Two of the Swiss were weapons experts advising the Malian government as part of international aid. They were in a critical but stable condition after being hit by bullets, the Swiss military said in Geneva.
In the moments after the attack an AFP correspondent witnessed the French victim being stretchered out of the venue while the bodies of the police officer, a guard and the Belgian could be seen outside.
"They reportedly shouted 'death to whites' on entering the restaurant... It sounds like an attack against the presence of Europeans. Then they apparently targeted the French national," a diplomatic source said.
French President Francois Hollande led the international outcry, condemning the "cowardly attack" and vowing to meet Malian President Ibrahim Boubacar Keita to offer Paris's help to its former colony.
Belgium, the United States and the UN Secretary-General Ban Ki-moon have all expressed their revulsion at the bloodshed.
Mali's vast desert north is riven by ethnic rivalries and an Islamist insurgency.

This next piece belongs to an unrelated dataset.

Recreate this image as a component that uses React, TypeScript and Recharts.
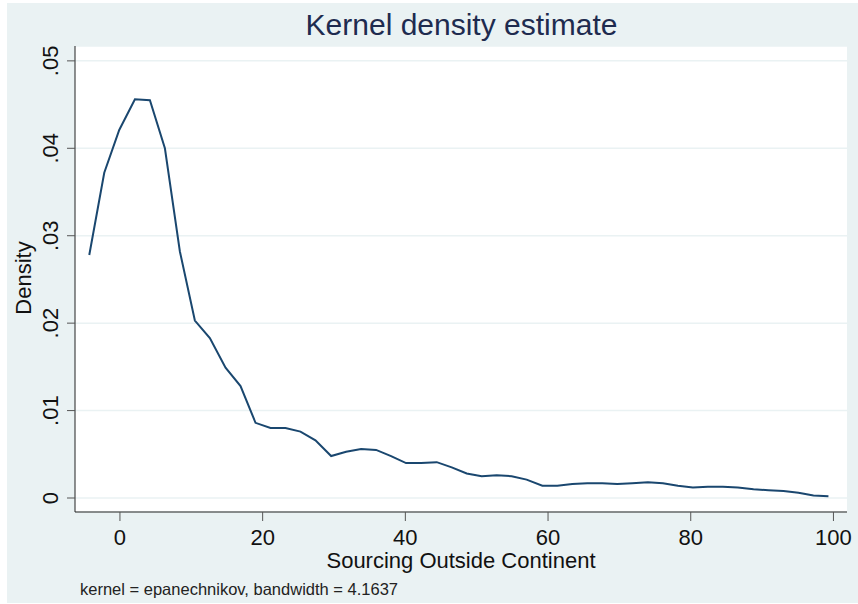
import { CartesianGrid, Line, LineChart, XAxis, YAxis } from 'recharts'

// evaluation points of the kernel density (Sourcing Outside Continent)
const xPoints = [
	-4.3, -2.2, -0.1, 2.1, 4.2, 6.3, 8.4, 10.5, 12.6, 14.8, 16.9, 19.0, 21.1,
	23.2, 25.3, 27.4, 29.6, 31.7, 33.8, 35.9, 38.0, 40.1, 42.2, 44.4, 46.5,
	48.6, 50.7, 52.8, 54.9, 57.0, 59.2, 61.3, 63.4, 65.5, 67.6, 69.7, 71.8,
	74.0, 76.1, 78.2, 80.3, 82.4, 84.5, 86.6, 88.8, 90.9, 93.0, 95.1, 97.2,
	99.3,
]

const densities = [
	0.0278, 0.0372, 0.0421, 0.0456, 0.0455, 0.04, 0.0282, 0.0203, 0.0183,
	0.0149, 0.0128, 0.0086, 0.008, 0.008, 0.0076, 0.0066, 0.0048, 0.0053,
	0.0056, 0.0055, 0.0048, 0.004, 0.004, 0.0041, 0.0035, 0.0028, 0.0025,
	0.0026, 0.0025, 0.0021, 0.0014, 0.0014, 0.0016, 0.0017, 0.0017, 0.0016,
	0.0017, 0.0018, 0.0017, 0.0014, 0.0012, 0.0013, 0.0013, 0.0012, 0.001,
	0.0009, 0.0008, 0.0006, 0.0003, 0.0002,
]

const xTicks = [0, 20, 40, 60, 80, 100]
const yTicks = [0, 0.01, 0.02, 0.03, 0.04, 0.05]
const yTickLabels = ['0', '.01', '.02', '.03', '.04', '.05']

const chartData = xPoints.map((x, i) => ({ x, density: densities[i] }))

const FONT = '"Liberation Sans", Arial, sans-serif'
const LINE_COLOR = '#1a476f'
const BG_COLOR = '#eaf2f3'

const XTick = ({ x, y, payload }: { x?: number; y?: number; payload?: { value: number } }) => (
	<text
		x={x}
		y={(y ?? 0) + 22}
		textAnchor="middle"
		fontSize={22}
		fontFamily={FONT}
		fill="#111"
	>
		{payload?.value}
	</text>
)

const YTick = ({ y, payload }: { y?: number; payload?: { value: number } }) => {
	const idx = yTicks.indexOf(payload?.value ?? -1)
	const label = idx >= 0 ? yTickLabels[idx] : String(payload?.value)
	return (
		<text
			transform={`translate(58, ${y}) rotate(-90)`}
			textAnchor="middle"
			fontSize={22}
			fontFamily={FONT}
			fill="#111"
		>
			{label}
		</text>
	)
}

export default function App() {
	return (
		<div
			style={{
				position: 'absolute',
				left: 0,
				top: 0,
				width: 858,
				height: 604,
				background: '#fff',
				fontFamily: FONT,
			}}
		>
			<div
				style={{
					position: 'absolute',
					left: 7,
					top: 3,
					width: 851,
					height: 600,
					background: BG_COLOR,
				}}
			/>
			<div style={{ position: 'absolute', left: 0, top: 0 }}>
				<LineChart
					width={858}
					height={604}
					data={chartData}
					margin={{ top: 46, right: 11, bottom: 52, left: 0 }}
				>
					<CartesianGrid
						vertical={false}
						stroke={BG_COLOR}
						strokeWidth={1.5}
						fill="#fff"
						fillOpacity={1}
					/>
					<XAxis
						type="number"
						dataKey="x"
						domain={[-6.3, 101.9]}
						ticks={xTicks}
						allowDataOverflow
						height={40}
						tickSize={9}
						stroke="#222"
						tickLine={{ stroke: '#555' }}
						tick={<XTick />}
					/>
					<YAxis
						type="number"
						domain={[-0.0016, 0.0517]}
						ticks={yTicks}
						allowDataOverflow
						width={75}
						tickSize={8}
						stroke="#222"
						tickLine={{ stroke: '#555' }}
						tick={<YTick />}
					/>
					<Line
						type="linear"
						dataKey="density"
						stroke={LINE_COLOR}
						strokeWidth={2}
						dot={false}
						activeDot={false}
						isAnimationActive={false}
					/>
					<text
						x={461.5}
						y={35}
						textAnchor="middle"
						fontSize={30}
						fontFamily={FONT}
						fill="#1e2b4f"
					>
						Kernel density estimate
					</text>
					<text
						transform="translate(31, 278) rotate(-90)"
						textAnchor="middle"
						fontSize={22}
						fontFamily={FONT}
						fill="#111"
					>
						Density
					</text>
					<text
						x={461}
						y={568}
						textAnchor="middle"
						fontSize={22}
						fontFamily={FONT}
						fill="#111"
					>
						Sourcing Outside Continent
					</text>
					<text x={80} y={595} fontSize={16.5} fontFamily={FONT} fill="#222">
						kernel = epanechnikov, bandwidth = 4.1637
					</text>
				</LineChart>
			</div>
		</div>
	)
}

Jihadists linked to Al-Qaeda controlled an area of desert the size of Texas for more than nine months until a French-led military intervention in 2013 that partly drove them from the region.
But day-to-day life in the capital, a city of 1.8 million, has been largely unaffected by the northern conflict.
"It's the first attack of this type in Bamako," said Pierre Boilley, an analyst specialising in sub-Saharan Africa.